━━━━━ Data shown

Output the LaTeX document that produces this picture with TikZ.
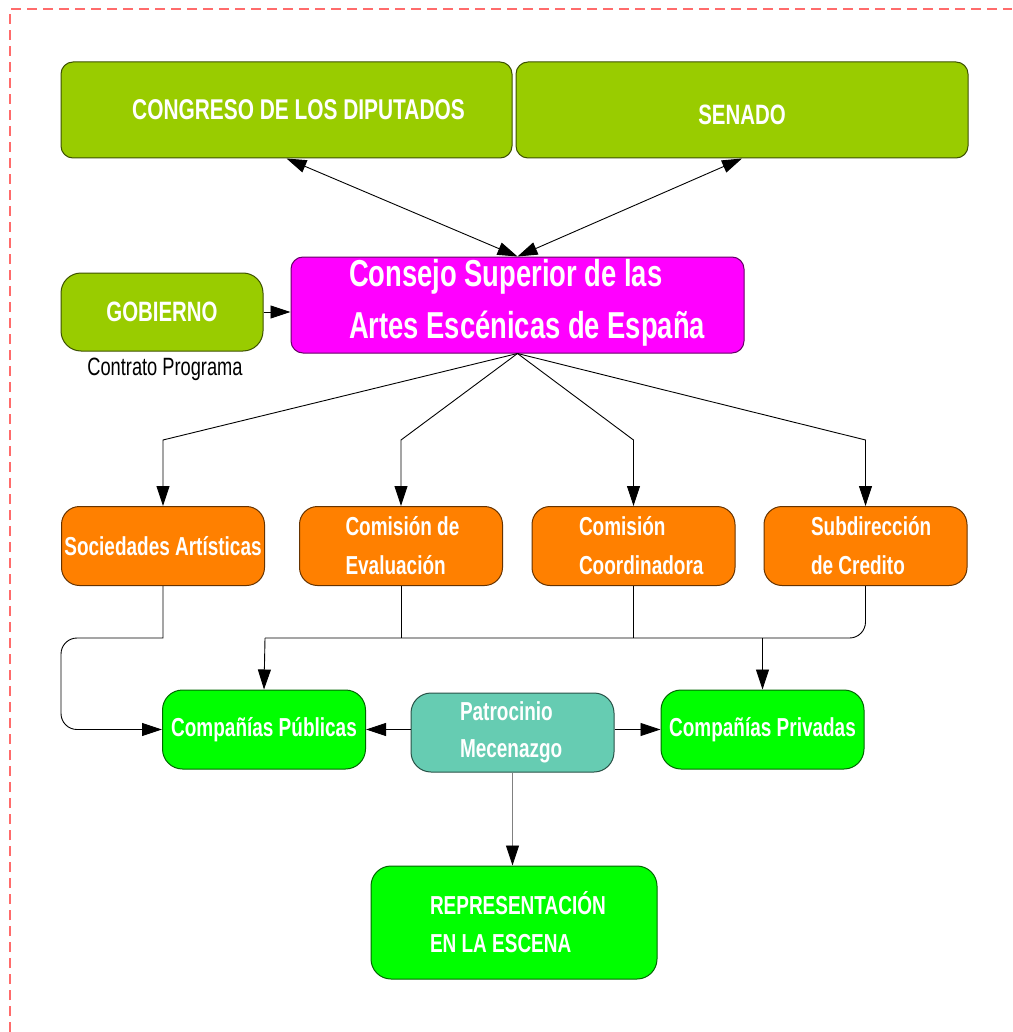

━━━━━━━━━━
━━━━━ Data shown

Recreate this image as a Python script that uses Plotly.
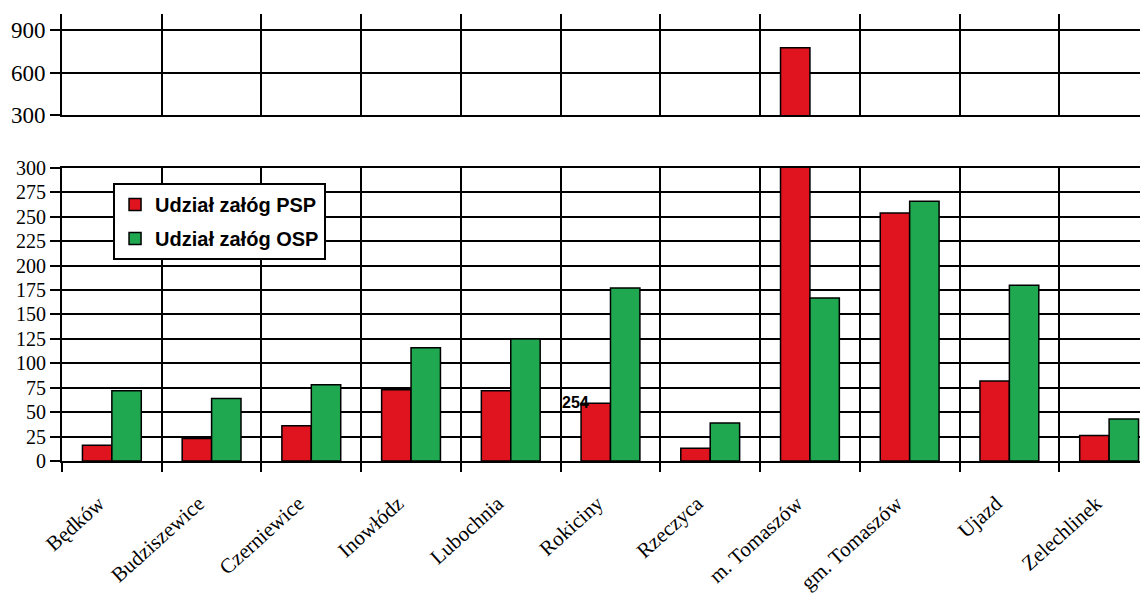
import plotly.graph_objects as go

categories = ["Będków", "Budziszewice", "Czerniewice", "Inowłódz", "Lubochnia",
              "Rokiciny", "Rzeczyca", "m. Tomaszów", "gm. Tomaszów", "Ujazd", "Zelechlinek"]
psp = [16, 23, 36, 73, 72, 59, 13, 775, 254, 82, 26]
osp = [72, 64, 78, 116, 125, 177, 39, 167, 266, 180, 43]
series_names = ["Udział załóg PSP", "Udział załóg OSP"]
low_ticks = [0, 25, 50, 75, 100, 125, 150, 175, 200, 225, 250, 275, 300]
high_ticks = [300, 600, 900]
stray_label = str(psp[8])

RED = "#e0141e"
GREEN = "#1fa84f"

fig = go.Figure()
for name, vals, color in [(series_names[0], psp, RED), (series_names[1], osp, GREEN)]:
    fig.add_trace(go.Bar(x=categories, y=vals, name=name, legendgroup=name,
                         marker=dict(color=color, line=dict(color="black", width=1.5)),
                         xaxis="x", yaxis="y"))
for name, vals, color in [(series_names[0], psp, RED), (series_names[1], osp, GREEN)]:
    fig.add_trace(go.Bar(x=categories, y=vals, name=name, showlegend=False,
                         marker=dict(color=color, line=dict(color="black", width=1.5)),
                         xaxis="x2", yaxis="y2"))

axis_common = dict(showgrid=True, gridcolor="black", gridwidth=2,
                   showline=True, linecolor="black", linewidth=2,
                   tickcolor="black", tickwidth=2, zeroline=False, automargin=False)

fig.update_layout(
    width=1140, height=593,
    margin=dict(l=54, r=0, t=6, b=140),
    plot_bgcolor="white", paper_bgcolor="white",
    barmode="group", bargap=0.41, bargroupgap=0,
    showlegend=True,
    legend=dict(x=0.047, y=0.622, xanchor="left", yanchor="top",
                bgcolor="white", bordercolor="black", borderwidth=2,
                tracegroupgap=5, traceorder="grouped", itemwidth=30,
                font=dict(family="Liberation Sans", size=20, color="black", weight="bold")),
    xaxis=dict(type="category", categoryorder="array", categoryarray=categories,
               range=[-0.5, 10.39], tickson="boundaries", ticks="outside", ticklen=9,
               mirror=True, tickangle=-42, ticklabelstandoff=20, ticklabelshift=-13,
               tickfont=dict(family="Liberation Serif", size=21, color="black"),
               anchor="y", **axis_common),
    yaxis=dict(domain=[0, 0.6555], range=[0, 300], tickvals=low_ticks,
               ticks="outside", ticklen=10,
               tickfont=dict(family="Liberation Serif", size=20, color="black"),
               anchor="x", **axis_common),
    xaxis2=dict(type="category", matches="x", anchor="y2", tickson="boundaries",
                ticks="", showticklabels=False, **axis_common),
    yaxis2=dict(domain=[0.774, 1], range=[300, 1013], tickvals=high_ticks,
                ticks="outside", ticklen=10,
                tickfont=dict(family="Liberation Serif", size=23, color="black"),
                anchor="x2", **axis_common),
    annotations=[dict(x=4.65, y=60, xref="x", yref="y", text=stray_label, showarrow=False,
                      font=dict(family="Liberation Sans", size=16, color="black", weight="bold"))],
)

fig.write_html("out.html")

━━━━━━━━━━

* **What to work on**: Of the lines in the records, how many contain the word "that"? Answer with the number and nothing else.

* **Exercise result**: 2